E ALLA FINE COSTRETTI IN GINOCCHIO A IMPLORARE MATTARELLA DI RESTARE: SALVINI DISTRUTTO, MOLLATO DA BERLUSCONI, MELONI E CENTRISTI
NEL POMERIGGIO VOTO PLEBISCITARIO PER MATTARELLA… ORA QUALCUNO CITOFONI A SALVINI: “STA QUI IL CAZZARO?“
Tutte le strade portano a Mattarella. Tramontati i nomi impresentabili della prima ora (vedi alla voce Berlusconi), fallite le prove muscolari di Salvini, abortite le fughe in avanti di Conte, frustrato ogni tentativo di mediazione, quello che resta sul campo di battaglia è un nome solo, quello di sempre: il Presidente della Repubblica Sergio Mattarella.
L’unico nome capace di mettere d’accordo tutti. O quasi.
L’unico profilo a cui nessuno può dire di no, assieme a Draghi, che però è prigioniero paradossalmente di se stesso e di uno scranno che non può abbandonare senza terremoti politici.
In un Parlamento mai così lacerato e spaccato a metà, in uno scenario in cui nessun schieramento (figuriamoci partito) può vantare una maggioranza assoluta, i candidati di parte e di bandiera finiscono per diventare carne da macello in pasto non solo agli avversari ma anche ai franchi tiratori, come l’operazione Casellati ha messo a nudo in modo fin troppo chiaro.
Stesso destino quello toccato a Elisabetta Belloni, finita nel tritacarne mediatico in seguito a un doppio, improvvido, annuncio di Conte e Salvini, in una triste riedizione del governo gialloverde durata il tempo di un’edizione del telegiornale e impallinata prima ancora di arrivare in aula dai niet di Renzi, Berlusconi e larga parte del Pd.
Più protetto ma egualmente all’angolo Casini, che piace a Italia Viva, Forza Italia, è digerito a denti stretti dal Partito Democratico, ma paga il veto incrociato di Lega e 5 Stelle.

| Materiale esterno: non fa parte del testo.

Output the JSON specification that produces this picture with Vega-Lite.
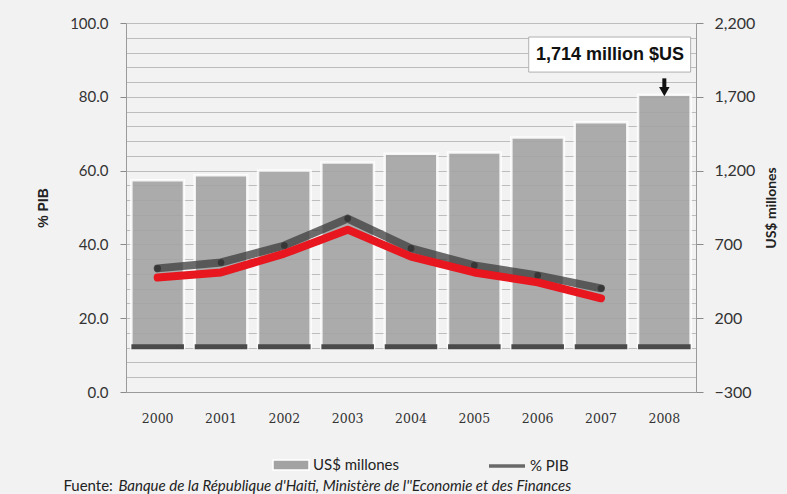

Le condizioni poste da Mattarella (e da Draghi) per ripensarci
In questo scenario da guerra di logoramento, in cui le forze politiche si barricano nelle trincee e ogni tentativo di rompere gli schemi finisce impallinato nel giro di poche ore, ogni ora che passa si fa più concreto il nome di Sergio Mattarella, che non a caso, ad ogni votazione, vede crescere il suo consenso spontaneo, fino ai 336 voti che lo hanno spinto ieri sera al sesto scrutinio. Quasi un’acclamazione popolare che i partiti non possono più permettersi di ignorare. A due condizioni, però. Inderogabili.
La prima. Che Mattarella sia rieletto con un’ampissima maggioranza, superiore ai 661 voti con cui è stato eletto nel 2015 e in linea con l’attuale maggioranza di governo, vincolo, quest’ultimo, posto dal Presidente del Consiglio Mario Draghi per garantire la tenuta del governo.
Due. Che, se elezione dev’essere, non sia a tempo, a scadenza, né sottoposta a pressione alcuna da parte delle forze politiche. Non sarà, per intenderci, una riedizione del Napolitano bis.
Difficile capire i tempi, anche se i rumors parlamentari parlano già di proclamazione al secondo scrutinio di oggi, intorno alle 19.30. Massimo alla prima votazione di domani. Un gran sacrificio di Mattarella, sempre più l’uomo della Provvidenza.
Salvini, dopo anni trascorsi a delegittimare ogni modo il Capo dello Stato, fiutando l’aria che tira, si è già portato avanti e poco fa ha cinguettato: “Se sono tutti no, allora val la pena dire Mattarella ripensaci”, mentre Giorgia Meloni avrà tutto sommato gioco facile nell’elettoralistica parte della barricadera tenacemente all’opposizione.
Il tutto mentre Casini sul suo profilo Instagram ha scritto un eloquente: “Prima di noi viene l’Italia”, con tanto di tricolore che assomiglia tanto a una bandiera bianca. L’ultimo tassello che mancava a un puzzle che si sta ricomponendo a gran velocità di ora in ora, fino all’epilogo finale, forse l’unico che è mai stato veramente possibile.